How do I avoid fakes and forgeries?
Buy from reputable sellers, request authentication, and get independent appraisals for high‑value purchases. Learn the red flags for your category.
Should I insure my collection?
Yes for anything of material value. Insurance protects against theft, damage, and loss during transit. Include agreed value coverage for high items.
How often should I re‑appraise my collection?
Reappraise every few years or before selling and after any major market shifts. Keep updated records of auction results and comparable sales.
Can I finance a collectible purchase?
Some dealers and specialty lenders offer financing, but rates vary and terms may require the item as collateral.

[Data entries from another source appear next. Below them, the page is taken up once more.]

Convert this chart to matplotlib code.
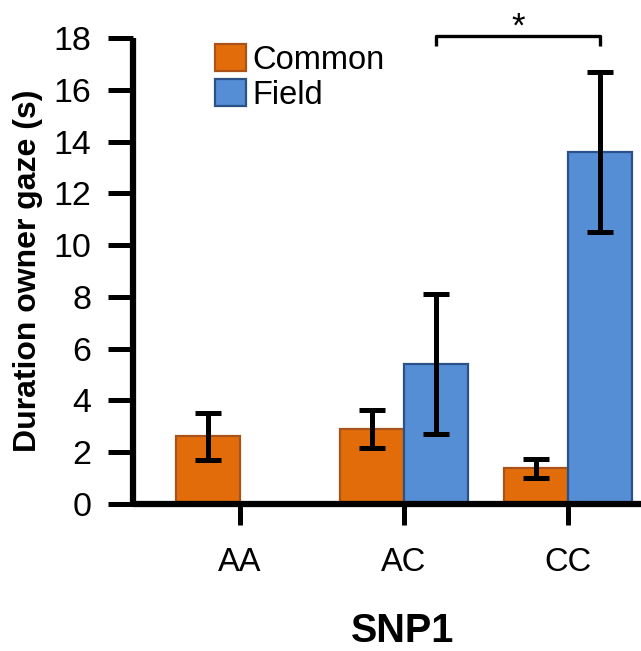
import numpy as np
import matplotlib
matplotlib.use("Agg")
import matplotlib.pyplot as plt

plt.rcParams['font.family'] = ['Liberation Sans', 'DejaVu Sans']

genotypes = ['AA', 'AC', 'CC']
common = [2.6, 2.9, 1.37]
common_err = [0.9, 0.74, 0.37]
field = [np.nan, 5.4, 13.6]
field_err = [np.nan, 2.72, 3.1]
yticks = [0, 2, 4, 6, 8, 10, 12, 14, 16, 18]

orange = '#E36C0A'
orange_edge = '#A9531A'
blue = '#558ED5'
blue_edge = '#2A5288'

fig = plt.figure(figsize=(6.41, 6.51), dpi=100)
ax = fig.add_axes([0.2075, 0.2263, 0.7925, 0.7149])

x = np.arange(len(genotypes))
w = 0.39
ax.bar(x - w/2, common, w, color=orange, edgecolor=orange_edge, linewidth=1.6,
       label='Common', zorder=2)
fmask = ~np.isnan(field)
ax.bar(x[fmask] + w/2, np.array(field)[fmask], w, color=blue, edgecolor=blue_edge,
       linewidth=1.6, label='Field', zorder=2)

ekw = dict(fmt='none', ecolor='black', elinewidth=3.6, capsize=9.5, capthick=3.6, zorder=3)
ax.errorbar(x - w/2, common, yerr=common_err, **ekw)
ax.errorbar(x[fmask] + w/2, np.array(field)[fmask], yerr=np.array(field_err)[fmask], **ekw)

ax.set_ylim(0, 18)
ax.set_xlim(-0.652, 2.445)
ax.set_yticks(yticks)
ax.set_yticklabels([str(t) for t in yticks])
ax.set_xticks(x)
ax.set_xticklabels(genotypes)

for s in ['top', 'right']:
    ax.spines[s].set_visible(False)
for s in ['left', 'bottom']:
    ax.spines[s].set_linewidth(4.5)
    ax.spines[s].set_capstyle('butt')

ax.tick_params(axis='y', direction='out', length=18, width=3.6, labelsize=24.5, pad=12)
ax.tick_params(axis='x', direction='out', length=15, width=3.6, labelsize=23.5, pad=16)

ax.set_ylabel('Duration owner gaze (s)', fontsize=23, fontweight='bold')
ax.yaxis.set_label_coords(-0.178, 0.5)
ax.set_xlabel('SNP1', fontsize=28.5, fontweight='bold', va='top')
ax.xaxis.set_label_coords(0.531, -0.232)

# significance bracket
x1, x2 = 1 + w/2, 2 + w/2
yb, yt = 17.7, 18.08
ax.plot([x1, x1, x2, x2], [yb, yt, yt, yb], color='black', lw=2.4, clip_on=False,
        solid_capstyle='butt', zorder=4)
ax.text((x1 + x2) / 2, 18.45, '*', ha='center', va='center', fontsize=25,
        clip_on=False)

leg = ax.legend(loc='upper left', bbox_to_anchor=(0.335, 0.932), bbox_transform=fig.transFigure,
                frameon=False, fontsize=23.5, handlelength=0.95, handleheight=0.9,
                handletextpad=0.2, labelspacing=0.1, borderpad=0, borderaxespad=0)

fig.savefig('out.png', dpi=100)
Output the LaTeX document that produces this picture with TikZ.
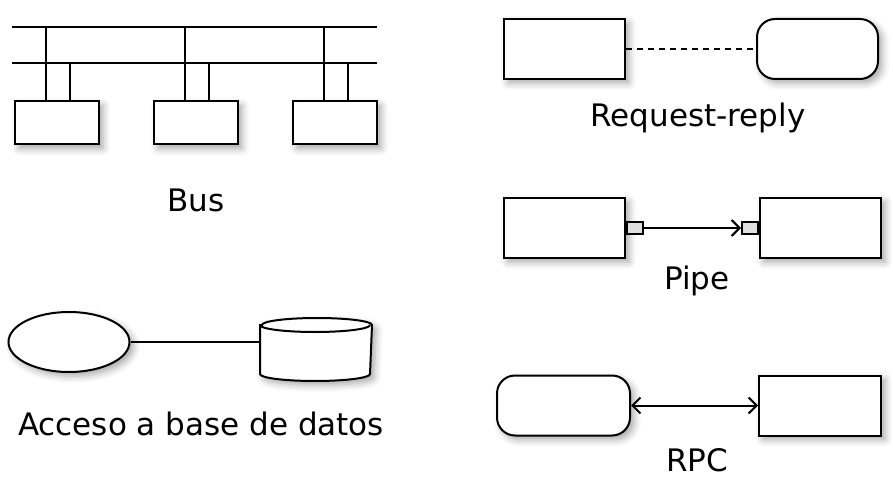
\documentclass[tikz,border=0pt]{standalone}
\usepackage{fontspec}
\setmainfont{DejaVu Sans}
\usetikzlibrary{shapes.geometric,arrows.meta,shadows.blur}

\begin{document}
\begin{tikzpicture}
[
    x=1pt, y=-1pt,
    line width=2pt,
    softshadow/.style={blur shadow={shadow xshift=4pt, shadow yshift=-4pt, shadow blur radius=7pt, shadow opacity=35}},
    box/.style={draw, fill=white, softshadow, inner sep=0pt, minimum width=121pt, minimum height=60pt},
    smallbox/.style={draw, fill=white, softshadow, inner sep=0pt, minimum width=84pt, minimum height=43pt},
    roundbox/.style={box, rounded corners=18pt},
    port/.style={draw, fill=gray!25, inner sep=0pt, minimum width=16pt, minimum height=12pt},
    caption/.style={font=\fontsize{31}{34}\selectfont},
]
\useasboundingbox (0,0) rectangle (893,486);

% bus
\coordinate (bustopl) at (12,27);
\coordinate (bustopr) at (377,27);
\coordinate (buslowl) at (12,63);
\coordinate (buslowr) at (377,63);
\draw (bustopl) -- (bustopr);
\draw (buslowl) -- (buslowr);
\node [smallbox] (b1) at (57,123) {};
\node [smallbox] (b2) at (196,123) {};
\node [smallbox] (b3) at (335,123) {};
\foreach \b in {b1,b2,b3} {
    \draw ([xshift=-11pt]\b.north) -- ([xshift=-11pt]\b.north |- bustopl);
    \draw ([xshift=13pt]\b.north) -- ([xshift=13pt]\b.north |- buslowl);
}
\node [caption] (buslabel) at (196,200) {Bus};

% request-reply
\node [box] (req) at (564.5,49) {};
\node [roundbox] (rep) at (817.5,49) {};
\draw [dash pattern=on 6pt off 5pt] (req) -- (rep);
\node [caption] (reqlabel) at (698,118) {Request-reply};

% pipe
\node [box] (pipeA) at (564.5,228) {};
\node [box] (pipeB) at (820.5,228) {};
\node [port, anchor=west] (portA) at (pipeA.east) {};
\node [port, anchor=east] (portB) at (pipeB.west) {};
\draw [-{Straight Barb[length=8pt,width=16pt]}] (portA) -- (portB);
\node [caption] (pipelabel) at (697,281) {Pipe};

% acceso a base de datos
\node [ellipse, draw, fill=white, softshadow, inner sep=0pt, minimum width=121pt, minimum height=60pt] (client) at (69,342) {};
\node [inner sep=0pt, minimum width=110pt, minimum height=61pt] (db) at (316,349.5) {};
\draw [fill=white, softshadow] ([yshift=-7pt]db.north west) -- ([yshift=7pt]db.south west)
    arc (180:360:55pt and 7pt) -- ([yshift=-7pt]db.north east)
    arc (0:180:55pt and 7pt) -- cycle;
\draw ([yshift=-7pt]db.north west) arc (180:360:55pt and 7pt);
\draw (client.east) -- (client.east -| db.west);
\node [caption] (dblabel) at (201,424) {Acceso a base de datos};

% rpc
\node [roundbox, minimum width=133pt] (rpcA) at (563.5,405.5) {};
\node [box, minimum width=122pt] (rpcB) at (820,405.5) {};
\draw [{Straight Barb[length=8pt,width=16pt]}-{Straight Barb[length=8pt,width=16pt]}] (rpcA) -- (rpcB);
\node [caption] (rpclabel) at (697,460) {RPC};
\end{tikzpicture}
\end{document}
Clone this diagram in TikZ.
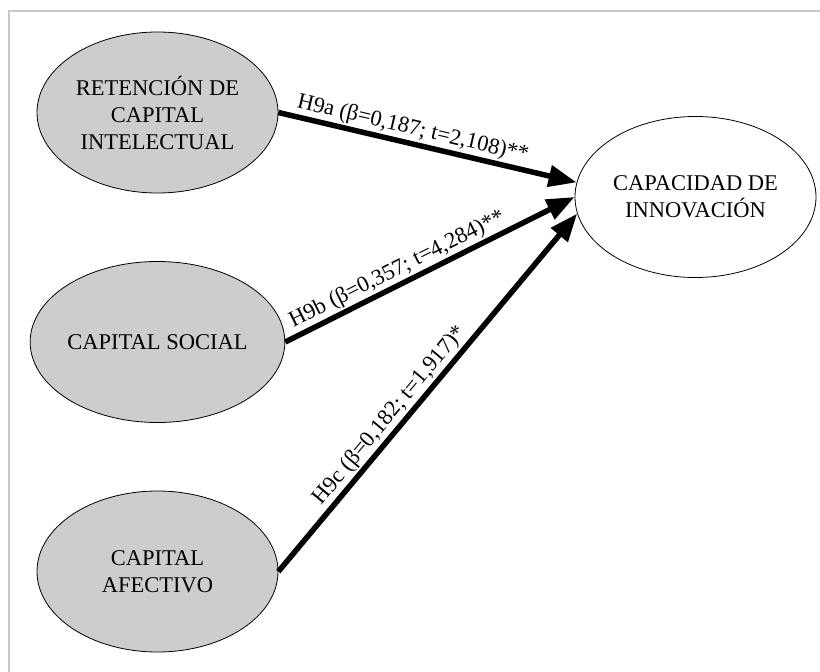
\documentclass[tikz,border=0pt]{standalone}
\usepackage{fontspec}
\setmainfont{Liberation Serif}
\usetikzlibrary{arrows.meta,shapes.geometric}
\definecolor{ellfill}{HTML}{CDCDCD}
\definecolor{framegray}{HTML}{C8C8C8}
\tikzset{
  var/.style={ellipse, draw=black, line width=0.8pt, minimum width=241pt, minimum height=161pt,
    inner sep=0pt, align=center, font=\fontsize{22.5}{27}\selectfont},
  latent/.style={var, fill=ellfill},
  path/.style={line width=5.5pt, -{Triangle[length=28pt,width=21pt]}},
  lbl/.style={sloped, above, inner sep=1.5pt, font=\fontsize{22.5}{24}\selectfont}
}
\begin{document}
\begin{tikzpicture}[x=1pt,y=-1pt]
\useasboundingbox (0,0) rectangle (820,672);
\draw[framegray, line width=1.5pt] (9,11) rectangle (840,700);
\node[latent] (e1) at (157.5,112.5) {RETENCIÓN DE\\CAPITAL\\INTELECTUAL};
\node[latent] (e2) at (157.5,342) {CAPITAL SOCIAL};
\node[latent] (e3) at (157.5,571.5) {CAPITAL\\AFECTIVO};
\node[var] (e4) at (695.5,197) {CAPACIDAD DE\\INNOVACIÓN};
\draw[path] (e1.east) -- node[lbl, pos=0.44] {H9a (β=0,187; t=2,108)**} (e4.173);
\draw[path] (e2.east) -- node[lbl, pos=0.41] {H9b (β=0,357; t=4,284)**} (e4.180);
\draw[path] (e3.east) -- node[lbl, pos=0.41] {H9c (β=0,182; t=1,917)*} (e4.188);
\end{tikzpicture}
\end{document}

Consider financing only if you understand the cost.
What is provenance research and how do I do it?
Provenance research traces ownership history. Start with invoices, catalogues raisonnés, auction records, and expert databases. For high items, hire a professional researcher.
Is it better to collect what I love or what will make money?
Both approaches work but for different outcomes. Collect what you love to enjoy life now. If you chase only returns, you risk buying into fleeting trends. Ideally, combine passion with prudence.
How do I sell internationally?
Selling internationally expands your buyer pool but adds logistics, customs, and tax complexity. Use reputable auction houses or international dealers and get professional advice for cross‑border sales.
What are the signs of a healthy collectible market?
Stable or growing transaction volumes, transparent pricing data, returning buyers, and presence of reputable intermediaries are positive signs. Sudden bubbles without supporting volume can signal danger.